When Amazon acquired Whole Foods Market, they did not 'absorb' all elements of the business and force the grocer to operate in the same way as other parts of the massive Amazon ecosystem. Instead, they worked with existing Whole Foods Market teams to carefully assess components within the business to see which might be updated, shared between the firms, de-commissioned, left as-is, or replaced with Amazon modules.
By using the strategic narrative of the Whole Foods brand and its associated decision principles to guide their choices, Amazon has so far been able to keep many of the best parts of the brand and its teams' long knowledge of customer service, colleague satisfaction, health, quality, and sustainability despite a massive influx of cash and new technologies.
Entrepreneurs and (entrepreneurial companies) are often noted for their focus on prototyping or creating early versions of products and services to test and de-risk potential shifts in the business model.

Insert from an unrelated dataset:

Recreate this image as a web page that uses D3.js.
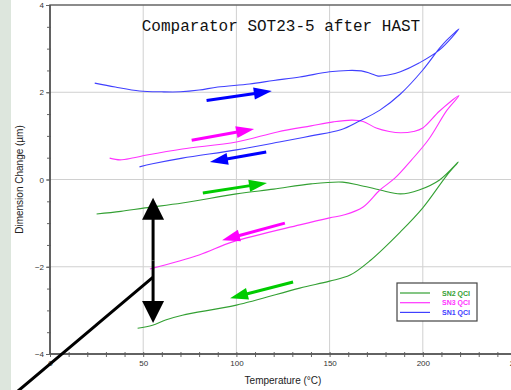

While the topic goes far beyond the scope of this chapter, rapid prototyping marries a learning mindset with modular capabilities to quickly build new products, services, content, and technologies in a basic form. Such prototypes may not have complete functionality (sometimes referred to as alpha products), or if they are functional, they may have compromises to be produced more quickly (sometimes referred to as beta products). The ability to quickly construct 'minimum viable products' and other forms of prototypes inside an organization or with a close partner is an indicator of a company's entrepreneurial readiness.